While there are programs available from federal sources, there also may be state-specific assistance plans available to homeowners as a result of assistance made available through the Hardest Hit Fund. Some of the federal programs which underwater homeowners have used are the Home Affordable Refinance Program and the FHA short refinance program.
Yet, underwater homeowners often fall into different categories, which may necessitate different assistance plans to address their underwater situation. Some individuals who have seen a reduction in their property value may be able to continue making their mortgage payment successfully, but obviously want some form of assistance for their predicament.
Options like the Principal Reduction Alternative plan, which is an extension of the Making Home Affordable Program, may offer homeowners in certain situations the opportunity to reduce their mortgage principal, which would obviously help with overall costs on an underwater mortgage. Yet, principal reductions has been sparsely used by many servicers, as there are some banks who feel reducing a homeowner’s principal is not beneficial to making a home more affordable.
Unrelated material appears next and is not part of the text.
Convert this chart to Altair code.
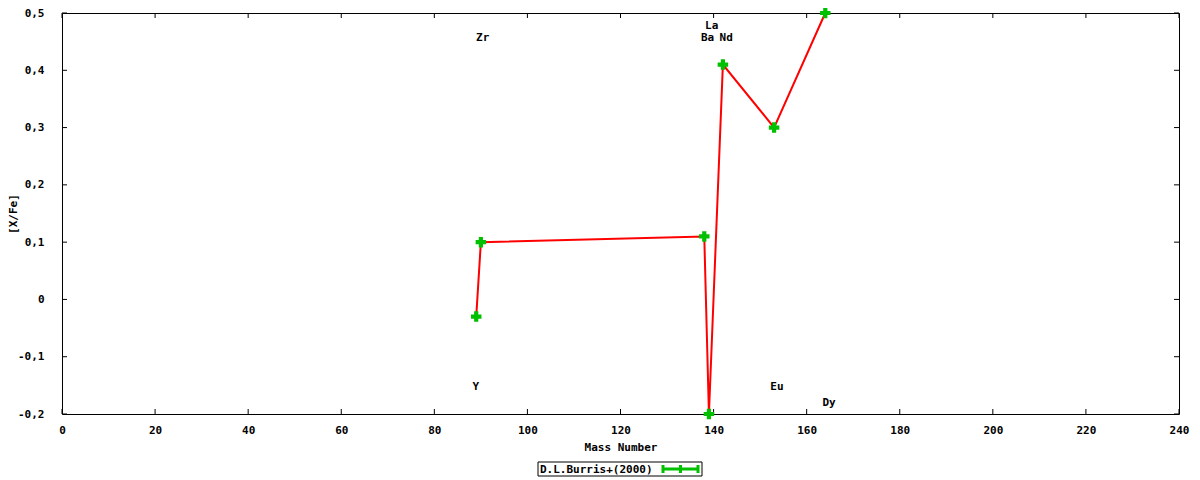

While homeowners in various states may find that their state housing agency has a program which could address their underwater situation, many fear that negative equity is simply something homeowners may have to contend with at the present time since, for the most part, financial institutions may not offer underwater refinancing opportunities on a wide scale. Also, since programs like the FHA short refinance program requires that a servicer reduce a homeowner’s principal before they can qualify, this again could case problems as it’s not something certain financial institutions are willing to do.
However, homeowners who are struggling with an underwater mortgage are being advised to contact their servicer to see if a refinancing opportunity may be available for their situation or consult their state housing agency to see if funding from the Hardest Hit Program may offer them underwater mortgage assistance plans in their area.